> [GIVEN EXERCISE]: Reproduce, character for character, the lines below from the first through the one with "const xTicks = [0, 5, 10, 15];". Leave pictures out.

=-=-=-=-=

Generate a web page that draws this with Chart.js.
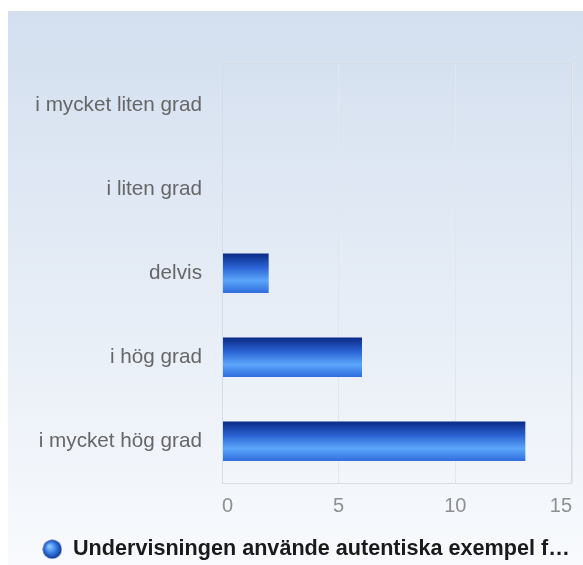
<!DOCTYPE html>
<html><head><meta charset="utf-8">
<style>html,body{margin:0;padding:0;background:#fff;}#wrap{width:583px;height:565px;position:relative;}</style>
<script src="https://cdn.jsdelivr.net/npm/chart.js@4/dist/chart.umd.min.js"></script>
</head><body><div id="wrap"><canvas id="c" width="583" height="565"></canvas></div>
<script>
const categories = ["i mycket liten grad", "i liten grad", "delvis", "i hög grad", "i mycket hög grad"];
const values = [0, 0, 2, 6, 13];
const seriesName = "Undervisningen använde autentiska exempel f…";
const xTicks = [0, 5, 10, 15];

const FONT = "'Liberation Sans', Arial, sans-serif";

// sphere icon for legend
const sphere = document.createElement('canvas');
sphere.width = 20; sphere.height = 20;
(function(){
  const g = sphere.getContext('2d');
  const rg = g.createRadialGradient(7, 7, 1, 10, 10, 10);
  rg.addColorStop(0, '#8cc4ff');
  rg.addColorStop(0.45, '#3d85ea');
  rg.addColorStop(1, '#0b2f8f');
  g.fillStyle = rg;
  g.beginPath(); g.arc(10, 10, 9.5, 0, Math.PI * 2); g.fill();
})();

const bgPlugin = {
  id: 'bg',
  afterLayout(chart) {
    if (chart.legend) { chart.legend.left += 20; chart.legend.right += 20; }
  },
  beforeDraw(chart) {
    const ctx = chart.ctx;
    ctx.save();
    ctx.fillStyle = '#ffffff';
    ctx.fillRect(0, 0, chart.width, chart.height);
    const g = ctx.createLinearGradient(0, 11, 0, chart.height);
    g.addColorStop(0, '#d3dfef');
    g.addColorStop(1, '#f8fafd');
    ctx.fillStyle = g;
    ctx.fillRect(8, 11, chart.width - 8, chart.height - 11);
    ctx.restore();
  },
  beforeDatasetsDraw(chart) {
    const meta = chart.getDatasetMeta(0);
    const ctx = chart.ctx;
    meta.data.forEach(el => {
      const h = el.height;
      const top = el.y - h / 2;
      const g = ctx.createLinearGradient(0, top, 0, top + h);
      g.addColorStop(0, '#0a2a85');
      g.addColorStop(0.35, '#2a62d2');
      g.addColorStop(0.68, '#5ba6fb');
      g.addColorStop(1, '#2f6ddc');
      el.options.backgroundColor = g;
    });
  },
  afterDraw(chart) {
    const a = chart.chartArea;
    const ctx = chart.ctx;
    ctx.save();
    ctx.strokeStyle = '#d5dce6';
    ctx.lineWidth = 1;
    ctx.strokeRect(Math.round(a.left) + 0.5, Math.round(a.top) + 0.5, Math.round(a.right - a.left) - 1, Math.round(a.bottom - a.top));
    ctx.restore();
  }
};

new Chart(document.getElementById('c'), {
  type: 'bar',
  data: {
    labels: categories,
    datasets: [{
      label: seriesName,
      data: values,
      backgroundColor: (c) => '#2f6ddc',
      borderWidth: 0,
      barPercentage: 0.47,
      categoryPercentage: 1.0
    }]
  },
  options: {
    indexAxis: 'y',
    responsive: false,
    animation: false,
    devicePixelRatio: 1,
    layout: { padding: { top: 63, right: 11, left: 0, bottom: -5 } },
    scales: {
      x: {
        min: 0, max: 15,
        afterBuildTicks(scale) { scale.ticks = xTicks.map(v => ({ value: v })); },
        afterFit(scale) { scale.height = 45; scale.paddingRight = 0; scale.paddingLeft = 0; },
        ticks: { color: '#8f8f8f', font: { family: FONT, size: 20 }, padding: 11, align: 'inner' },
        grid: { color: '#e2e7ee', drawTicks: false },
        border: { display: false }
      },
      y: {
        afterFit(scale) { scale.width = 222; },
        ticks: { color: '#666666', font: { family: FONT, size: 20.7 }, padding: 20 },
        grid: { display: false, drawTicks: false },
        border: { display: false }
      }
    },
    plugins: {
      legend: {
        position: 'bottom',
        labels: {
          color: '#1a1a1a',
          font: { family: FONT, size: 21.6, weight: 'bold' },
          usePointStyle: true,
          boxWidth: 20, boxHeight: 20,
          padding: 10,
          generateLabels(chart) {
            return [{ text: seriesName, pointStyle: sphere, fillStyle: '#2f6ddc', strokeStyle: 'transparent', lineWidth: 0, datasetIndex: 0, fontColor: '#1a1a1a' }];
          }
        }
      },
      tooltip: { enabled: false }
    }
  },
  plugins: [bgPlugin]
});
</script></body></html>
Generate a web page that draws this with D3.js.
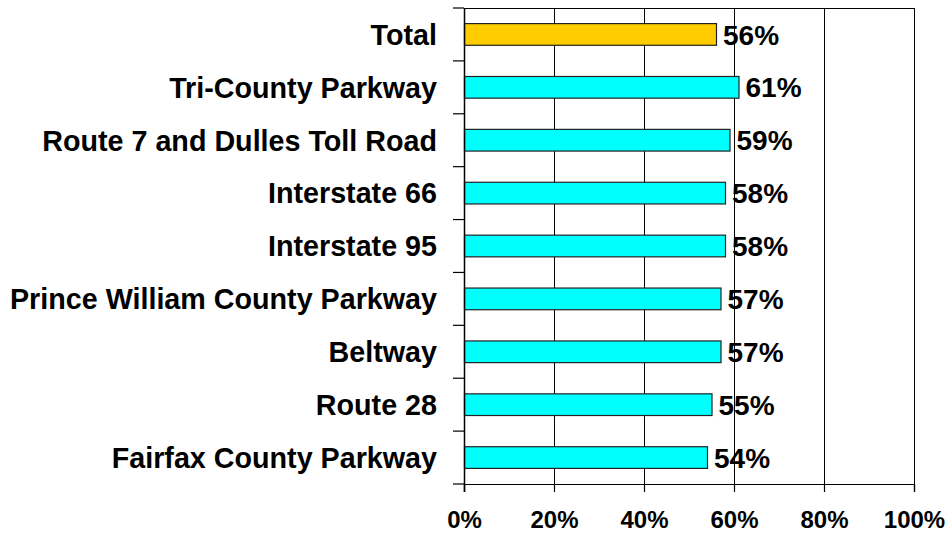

=-=-=-=-=

> [WORKED SOLUTION]:
Generate a web page that draws this with Chart.js.
<!DOCTYPE html>
<html><head><meta charset="utf-8">
<style>html,body{margin:0;padding:0;background:#fff;}#wrap{width:583px;height:565px;position:relative;}</style>
<script src="https://cdn.jsdelivr.net/npm/chart.js@4/dist/chart.umd.min.js"></script>
</head><body><div id="wrap"><canvas id="c" width="583" height="565"></canvas></div>
<script>
const categories = ["i mycket liten grad", "i liten grad", "delvis", "i hög grad", "i mycket hög grad"];
const values = [0, 0, 2, 6, 13];
const seriesName = "Undervisningen använde autentiska exempel f…";
const xTicks = [0, 5, 10, 15];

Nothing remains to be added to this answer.